Nov 26, 2014
Little to Fear: Save Fear Itself

Little to Fear: Save Fear Itself

Man has always feared the unknown. Even now, with our dominion over nature many are frightened of wild creatures that might kill and eat humans. If you asked someone what animal frightens them the most, chances are sharks, wolves, and mountain lions will be near the top of their list.

It’s that fear, what some might even call irrational, that appears to fuel many of the management decisions of state game agencies, even though those same agencies claim to base their policies on science.

Take the Oregon Department of Fish and Wildlife (ODFW) for example. Despite never having a single recorded incident of a wild mountain lion attacking or killing a human in Oregon, ODFW carries out “public safety” hunts in an attempt to eradicate the mountain lion population in key areas of the state. Areas which don’t necessarily have the greatest number of humans and cougars mixed together, but where, based on the public outcries, the greatest fear abounds.

Throughout America, even in regions of the country where no known mountain lion population exists, reporters repeatedly interview distressed people who “fear for the safety of loved ones.” And it’s this deep-seated fear that’s stopping the natural reestablishment of mountain lions in the Midwest today.

Perhaps one of the most egregious examples of irrational fear came to our attention recently from the semi-rural community of Woodside, California. There, a fairly new resident to the area applied for a permit to construct a tunnel between two homes on the property. The reason they provided to the county planning commission for this addition was they wanted to provide safe passage for their children from mountain lions when they visited their grandparents on the other side of the family compound.

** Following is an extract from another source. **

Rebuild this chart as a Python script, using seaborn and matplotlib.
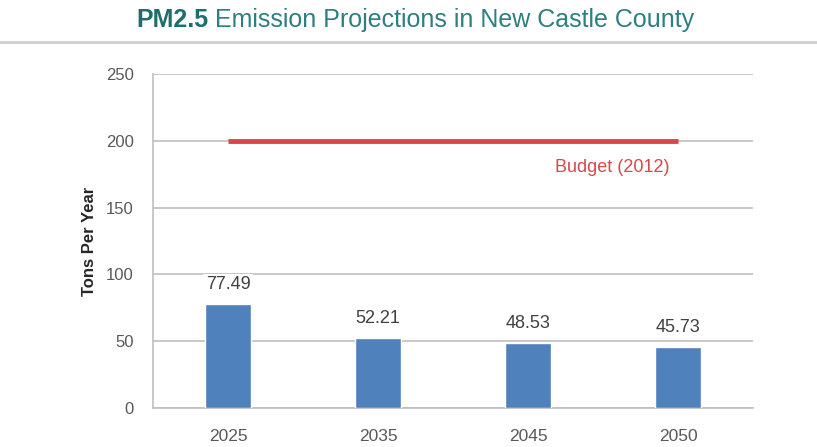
import matplotlib
matplotlib.use("Agg")
import matplotlib.pyplot as plt
import seaborn as sns
import pandas as pd

years = ["2025", "2035", "2045", "2050"]
emissions = [77.49, 52.21, 48.53, 45.73]
budget_value = 200
budget_label = "Budget (2012)"
y_ticks = [0, 50, 100, 150, 200, 250]

sns.set_style("white")
plt.rcParams['font.family'] = ['Liberation Sans', 'DejaVu Sans']

df = pd.DataFrame({"Year": years, "Tons": emissions})

fig = plt.figure(figsize=(8.17, 4.47), dpi=100)
ax = fig.add_axes([0.1873, 0.0872, 0.7344, 0.7473])

sns.barplot(data=df, x="Year", y="Tons", color="#4F81BD", saturation=1,
            width=0.31, ax=ax, zorder=3)

ax.set_ylim(0, 250)
ax.set_xlim(-0.5, 3.5)
ax.set_yticks(y_ticks)
ax.yaxis.grid(True, color="#BFBFBF", linewidth=1.2, zorder=0)
ax.set_axisbelow(True)

for s in ["top", "right"]:
    ax.spines[s].set_visible(False)
for s in ["left", "bottom"]:
    ax.spines[s].set_color("#BFBFBF")
    ax.spines[s].set_linewidth(1.2)

ax.tick_params(axis="y", colors="#BFBFBF", labelcolor="#595959", labelsize=12,
               length=5, width=1.2, pad=9)
ax.tick_params(axis="x", length=0, labelcolor="#595959", labelsize=12.5, pad=15)
ax.set_xticks([0.5, 1.5, 2.5], minor=True)
ax.tick_params(axis="x", which="minor", length=5, color="#BFBFBF", width=1.2)

ax.set_xlabel("")
ax.set_ylabel("Tons Per Year", fontsize=12, fontweight="bold", color="#262626",
              labelpad=6)

for i, v in enumerate(emissions):
    ax.annotate(f"{v:.2f}", (i, v), xytext=(0, 8), textcoords="offset points",
                ha="center", va="bottom", fontsize=13, color="#404040",
                bbox=dict(boxstyle="square,pad=0.15", fc="white", ec="none"),
                zorder=4)

ax.hlines(budget_value, 0, 3, color="#D9474A", linewidth=3.5, zorder=4)
ax.text(2.56, 180, budget_label, ha="center", va="center", fontsize=13,
        color="#D9474A")

# Title: bold "PM2.5" followed by regular text, centred as a whole
title_y = 1 - 20 / 447
t1 = fig.text(0, title_y, "PM2.5", ha="left", va="center", fontsize=18,
              fontweight="bold", color="#1F6E6E")
t2 = fig.text(0, title_y, " Emission Projections in New Castle County",
              ha="left", va="center", fontsize=18, color="#2E7F80")
fig.canvas.draw()
r = fig.canvas.get_renderer()
w1 = t1.get_window_extent(r).width / fig.bbox.width
w2 = t2.get_window_extent(r).width / fig.bbox.width
x0 = 415 / 817 - (w1 + w2) / 2
t1.set_x(x0)
t2.set_x(x0 + w1)
fig.add_artist(plt.Line2D([0, 1], [1 - 42 / 447, 1 - 42 / 447], color="#CFCFCF",
                          linewidth=2, transform=fig.transFigure))

fig.savefig("out.png", dpi=100, facecolor="white")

The Mountain Lion Foundation will be the first to admit that mountain lions are wild animals. However, by that same token, the category “wild animal” does not necessarily refer to a creature that’s automatically dangerous to, or targeting humans. It refers to a species that has not been domesticated–not specially bred and trained by humans for many generations and considered tame. As wild animals, mountain lions should be treated with a healthy dose of caution and respect, but not necessarily fear.

Consider these facts:

  • Mountain lions do not consider humans, as upright bi-peds, to be a food source. We simply do not fit their image of something good to eat.
  • Somewhere between 85 and 90 percent of all mountain lion sightings turn out to be false. So the chances of actually coming face to face with a mountain lion, especially in developed areas, are very slim.
  • To the best of our knowledge, in those incidents where a mountain lion has wandered into “our” territory, the animal is more concerned with getting away or hiding than in attacking someone.
  • Rural residents can reduce the chances of attracting mountain lions to their homes by taking the simple step of removing all potential food sources. That means don’t feed deer or other prey species, bring your pets indoor and secure small livestock, sheep, goats, and calves in covered enclosures at night.
  • Mountain lions can not afford to be injured in a fight. If confronted by a lion, making yourself appear large and threatening will usually make the mountain lion back off.

In the end, it all comes down to accepting that we don’t have to eliminate everything that might potentially harm us. With a little common sense, we and our loved ones can all stay safe while peacefully co-existing with America’s lions.